Just a couple of hours after Pope Francis served lunch to 300 District homeless people outside of St. Patrick’s Church, a group of sexual-abuse survivors gathered outside of the Wilson Building to urge him to hold the clergy accountable, and to highlight legislation before the D.C. Council that would eliminate the statute of limitations on sex crimes committed against children.

The rally, organized by the Survivors Network of those Abused by Priests (SNAP), a group with more than 10,000 members, was attended by six survivors who held pictures of themselves taken during the years they had been abused, and who gave candid testimony of their experiences. The survivors said the pope’s visit to the U.S. offers a unique opportunity to remind people that the Catholic Church has resisted confronting the sins of some of its priests, actively protecting them from prosecution and failing to explicitly punish bishops who have tried to cover up any scandal.

“I want to make sure victims know that they’re not alone out there,” says Becky Ianni, SNAP director for the District and Virginia. “And I think it’s really hard when every store you go into, there’s a poster of the pope. And that when the pope speaks out to Congress and to the bishops, [he does so] instead of speaking or reaching out to victims and telling them they’re courageous.”
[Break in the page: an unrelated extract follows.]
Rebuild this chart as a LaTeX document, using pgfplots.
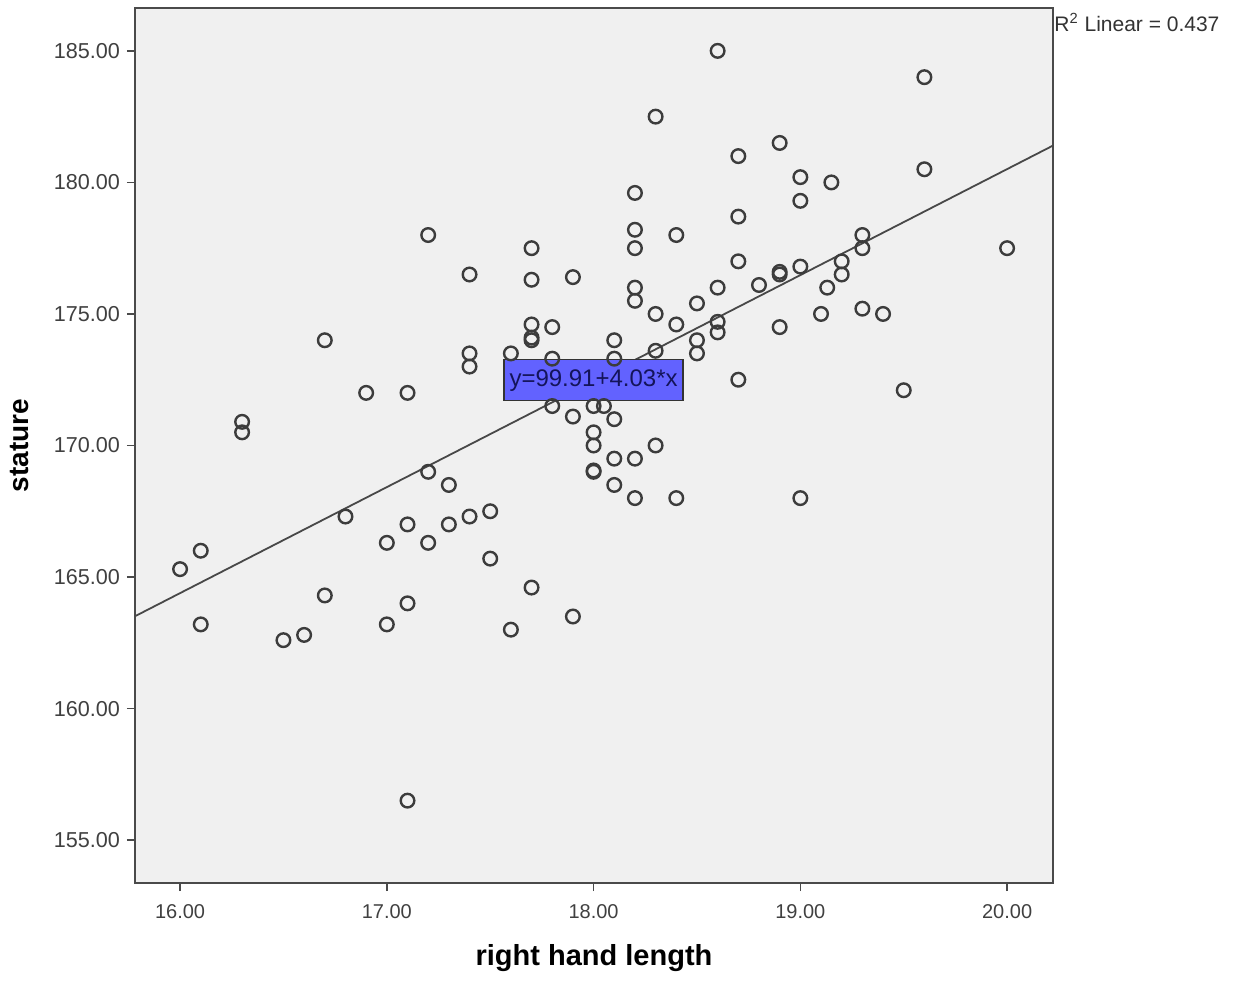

During his speech to U.S. bishops at St. Matthew’s on Wednesday, Pope Francis remarked that clergymen had shown “courage” throughout the Church’s child-sex-abuse scandal. “I have supported your generous commitment to bring healing to victims—in the knowledge that in healing, we too are healed—and to work to ensure that such crimes will never be repeated,” he said. The Guardian reports that U.S. dioceses paid $1.7 billion in settlements between 2004 and 2013.

Ianni, who was raised Catholic, says she was abused by a priest in Alexandria when she was nine years old. The abuse continued until she was 11, she says, because the priest had befriended her family and become “a constant fixture” in her home, visiting a few times a week. Everybody loved him.

“He would basically rape me with his hands in the basement and then go up and have dinner with my parents,” she recalls. “I just remember being terrified because I didn’t know [whether] it was sex. I just knew it was wrong [and] felt that God was punishing me…I felt like a dirty little girl.”

Ianni didn’t tell anyone about the abuse until she was 48. (Her abuser committed suicide in 1992 after another victim had confronted him.) Ianni adds that Pope Francis—although he’s signaled his intent to create a Vatican tribunal to hold bishops responsible for covering up sex crimes and has appointed a committee on sexual abuse by priests—hasn’t done enough to “insist and demand” more concrete steps: publishing the names of perpetrators online and turning over any records when cases come up, for example.

At-Large Councilmember David Grosso—who in March introduced a bill to allow victims of child sexual abuse more time to file recovery claims in civil court—was present at the gathering. The two-page bill would remove the statute of limitations on these claims and “provide a 2-year period for people whose claims were barred by a previous statute of limitations to bring those claims.” It’s now under council review, as is a three-page bill proposed by Councilmember Mary Cheh that would increase the number of sex crimes that may be “prosecuted at any time.”

“In his prayer meeting with U.S. bishops yesterday, Pope Francis spoke of a ‘generous commitment to bring healing’—this stance must extend to those who have suffered sexual abuse,” Grosso said in a prepared statement. “I am calling on the pope to hold the bishops of the Catholic Church accountable for abuse committed on their watch. It is past time for the Church to support better laws that protect children, expose predators, and punish enablers.”

Explains Ianni: “It wasn’t my abuse that took me away from the Church, it was when I went to the Church with my abuse, how I was treated. So I felt abandoned by the Church and abandoned by God. And with all this pope stuff I’m hurting too, because it reminds me of what I once had.”